Свой первый рабочий день Гордин начинал со смешанными чувствами. С одной стороны, ему было любопытно развеять скуку ожидания этой работой, пообщаться с людьми.
В то же время никакое общение в его планы не вписывалось. Нужно было только одно — сидеть максимально тихо и не высовываться.
В воротах больницы навстречу Гордину шагнул очень странный молодой человек. На нем была панама с грубо измалеванной звездой, в руках он держал кривое деревянное ружье. На вид ему было около двадцати лет.
— Стой! Не положено! — строго объявил он. — Документы!
Вход незнакомец перекрыл своим ружьем, как шлагбаумом. Сергей заглянул ему в глаза и убедился, что у парня явно не все дома.
— Да уйди ты! — Гордин попытался оттеснить его, но тот оказался неожиданно сильным.
— Не положено! Документы! Вертай назад!
Сергей подналег, отталкивая парня, но вдруг не удержался и сам упал прямо в пыль. В это же время из дверей больницы показалась Елизавета с тазиком стиранного белья.
— Данька! Черт глумной! А ну, отстань! — крикнула она и кинула в него мокрую тряпку.
— Не положено. Запрещено, — забурчал парень, но послушно, с виноватым видом ушел в глубь двора и тут же принялся искать шампиньоны под старыми кленами.
— Испугался? — рассмеялась Елизавета.
— Испугаешься тут… — пробормотал Гордин, отряхивая джинсы.
— Данька у нас герой! А вообще он смирный. Ходит, бродит, играется. Пока баба Нюра, мамашка его, жива, она ему сопли подтирает, да только надолго ли? Сама уже одной ногой на том свете, еле ползает. Хотя и не старая, пятьдесят пять годочков только справила.

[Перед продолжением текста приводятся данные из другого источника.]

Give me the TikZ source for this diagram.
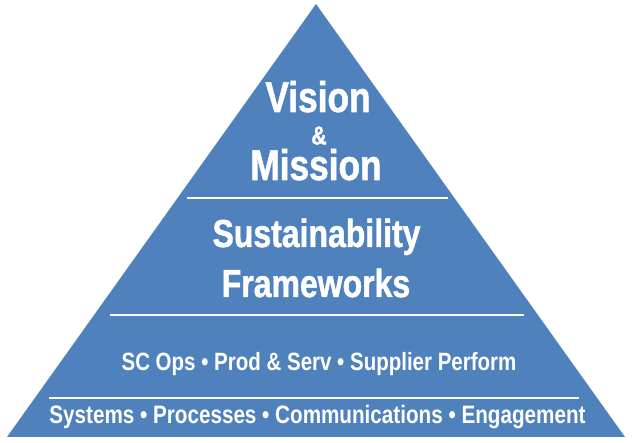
\documentclass[tikz,border=0pt]{standalone}
\usepackage{fontspec}
\usepackage[svgnames]{xcolor}
\newfontfamily\pyrfont[FakeStretch=0.82]{Liberation Sans}
\newfontfamily\pyrheavy[FakeStretch=0.82,FakeBold=1.2]{Liberation Sans}
\definecolor{pyrblue}{HTML}{4F81BD}
\begin{document}
\begin{tikzpicture}[x=1pt,y=-1pt,
    tier/.style={text=white, font=\pyrfont\bfseries, anchor=base, inner sep=0pt},
    divider/.style={draw=white, line width=1.6pt}]
   \useasboundingbox (0,0) rectangle (633,443);
   \fill[color=pyrblue] (316,4) -- (625,437) -- (7,437) -- cycle;
   \coordinate (d1l) at (187,198); \coordinate (d1r) at (448,198);
   \coordinate (d2l) at (110,315); \coordinate (d2r) at (524,315);
   \coordinate (d3l) at (49,398);  \coordinate (d3r) at (579,398);
   \draw[divider] (d1l) -- (d1r);
   \draw[divider] (d2l) -- (d2r);
   \draw[divider] (d3l) -- (d3r);
   \node[tier, font=\pyrheavy\bfseries\fontsize{43}{43}\selectfont] (vision) at (318,112) {Vision};
   \node[tier, font=\pyrheavy\bfseries\fontsize{26}{26}\selectfont] (amp) at (319,144.5) {\&};
   \node[tier, font=\pyrheavy\bfseries\fontsize{43}{43}\selectfont] (mission) at (316,180) {Mission};
   \node[tier, font=\pyrheavy\bfseries\fontsize{39}{39}\selectfont] (sust) at (316.5,247) {Sustainability};
   \node[tier, font=\pyrheavy\bfseries\fontsize{39}{39}\selectfont] (frame) at (316,297) {Frameworks};
   \node[tier, font=\pyrfont\bfseries\fontsize{25}{25}\selectfont] (ops) at (319,371) {SC Ops • Prod \& Serv • Supplier Perform};
   \node[tier, font=\pyrfont\bfseries\fontsize{25.2}{25.2}\selectfont] (base) at (317.5,424) {Systems • Processes • Communications • Engagement};
\end{tikzpicture}
\end{document}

— Можно ведь в интернат его сдать…
— Может, и сдадут, — вздохнула Елизавета. — Только баба Нюра не хочет. Она думает, его там обижать будут. Говорит: жить надо кровинка к кровинке, тогда хорошо. Если б он хоть помогал ей… Двадцать лет — толку нет. Мешок картошки донести не может, стоит столбом…
— А отец-то где? Умер?
— Да кто ж его знает где. Бабы Нюры муж — он все по тюрьмам да по ссылкам. Раз было — освободился, приехал с дружками. Всю ночь дома куролесили, а утром след простыл. Баба Нюра только на второй день людям показалась — вся побитая, зареванная. Ничего не сказала. Так и молчала девять месяцев как блаженная. А пузо-то росло. Ну, а как Данька появился — вроде оттаяла. Уж сколько она с ним возилась, по врачам таскалась — а он, видишь, какой. Ну ладно, заболтались. Иди работать.